W przededniu rewolucji 1904 roku na terenie Suchedniowa
ożywioną działalność wśród tamtejszych robotników rozwijała organizacja SDKPiL kierowana przez doktora
medycyny Dauma. W rejonie Skarżyska i Suchedniowa obok ożywionej działalności
propagandowej prowadzonej przez SDKPiL akcję agitacyjną prowadziła Polska
Partia Socjalistyczna zdobywając wpływy szczególnie wśród poważnej części
robotników i drobnomieszczaństwa. W roku 1905 zakład Starkego zatrudniał około
600 robotników, miał roczną produkcję wartości 280.000 rubli. Czas pracy
wynosił od 10 do 12 godzin na dobę. Na uwagę zasługiwał także tartak parowy w
Berezowie zatrudniający w 1905 roku 25 robotników i dający roczną produkcję
wartości 20.000 rubli. Ostry wyzysk robotników w suchedniowskich zakładach
pracy stwarzał grunt dla przyszłych burzliwych wystąpień rewolucyjnych.
13 sierpnia 1905 roku w lesie nadleśnictwa szydłowieckiego odbył się wielki wiec z udziałem około 4000 osób. Na drugi dzień po tym wiecu, starszy strażnik Semeniuk, przybywszy na teren suchedniowskiej fabryki odlewów zauważył jakiegoś „nieznajomego osobnika – z pewnością agitatora” – który spostrzegłszy go zaczął uciekać. Wówczas Semeniuk udał się za nim w pościg. Gdy zauważyli to robotnicy, tłumem około 600 osób, rzucili się za strażnikiem. Ten przestraszony, nie widząc z nikąd pomocy schronił się do mieszkania strażnika ziemskiego, Tarnowskiego. Robotnicy żądali wyjścia Semeniuka i nawet „dały się słyszeć okrzyki – zabić strażnika”. Potem robotnicy odprowadzili go do fabrycznego kantoru. Agitator został obroniony. Prawdopodobnie przygotowywał on załogę do rozpoczęcia strajku, który wybuchł w Suchedniowie dnia 23 sierpnia 1905 roku. Ponad 500 robotników przerwało pracę w fabryce Starkego.
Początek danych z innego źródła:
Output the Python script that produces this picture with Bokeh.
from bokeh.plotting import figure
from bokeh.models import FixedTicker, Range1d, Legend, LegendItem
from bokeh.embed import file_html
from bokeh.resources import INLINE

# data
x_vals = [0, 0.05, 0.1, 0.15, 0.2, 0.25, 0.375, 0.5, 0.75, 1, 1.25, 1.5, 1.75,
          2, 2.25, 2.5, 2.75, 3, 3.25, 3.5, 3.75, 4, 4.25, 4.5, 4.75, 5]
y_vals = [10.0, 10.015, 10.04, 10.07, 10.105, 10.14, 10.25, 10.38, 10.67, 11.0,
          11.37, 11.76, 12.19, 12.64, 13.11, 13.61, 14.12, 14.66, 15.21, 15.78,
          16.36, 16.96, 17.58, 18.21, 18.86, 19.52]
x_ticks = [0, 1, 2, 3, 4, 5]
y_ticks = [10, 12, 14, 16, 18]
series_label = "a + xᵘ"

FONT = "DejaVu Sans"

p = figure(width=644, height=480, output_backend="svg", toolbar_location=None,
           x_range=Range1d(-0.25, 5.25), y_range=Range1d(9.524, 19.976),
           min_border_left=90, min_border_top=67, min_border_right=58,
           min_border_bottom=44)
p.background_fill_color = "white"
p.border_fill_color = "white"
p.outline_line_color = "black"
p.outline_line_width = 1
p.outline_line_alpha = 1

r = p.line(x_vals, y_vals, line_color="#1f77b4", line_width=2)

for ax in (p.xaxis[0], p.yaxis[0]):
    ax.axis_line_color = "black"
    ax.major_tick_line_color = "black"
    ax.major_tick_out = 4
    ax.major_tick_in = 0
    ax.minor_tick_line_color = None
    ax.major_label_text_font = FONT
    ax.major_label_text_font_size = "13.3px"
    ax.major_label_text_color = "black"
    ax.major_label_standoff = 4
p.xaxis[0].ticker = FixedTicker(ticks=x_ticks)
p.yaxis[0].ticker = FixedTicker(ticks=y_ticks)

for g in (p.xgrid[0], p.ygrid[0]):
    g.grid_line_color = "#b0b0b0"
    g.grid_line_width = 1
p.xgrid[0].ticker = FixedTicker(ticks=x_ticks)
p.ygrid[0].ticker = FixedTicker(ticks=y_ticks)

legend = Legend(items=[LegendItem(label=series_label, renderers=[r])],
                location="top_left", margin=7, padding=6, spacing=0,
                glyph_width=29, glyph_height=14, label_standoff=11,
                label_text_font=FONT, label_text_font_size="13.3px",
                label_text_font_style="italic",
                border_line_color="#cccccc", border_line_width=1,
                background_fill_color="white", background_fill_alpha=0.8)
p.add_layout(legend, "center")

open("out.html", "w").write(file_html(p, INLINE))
Strajkujący przeszli ulicami osady ze śpiewem rewolucyjnych pieśni i czerwonymi sztandarami. Robotnicy żądali podwyżki płac i skrócenia dnia pracy oraz manifestowali swą solidarność z czerwcowym powstaniem w Łodzi. Chcąc wymusić na fabrykancie spełnienia swych żądań suchedniowscy robotnicy unieruchomili całkowicie „swój” zakład, uniemożliwiając przywóz doń surowców i wywóz towarów. W związku z tym naczelnik Girryłowicz raportował gubernatorowi Bobylewowi: „Robotnicy przerwawszy pracę, siłą nie pozwalają wywozić towarów ani przywozić surowców do fabryk… Robotnicy kategorycznie oświadczyli, że nie pozwolą wywozić i przywozić towarów do fabryki”.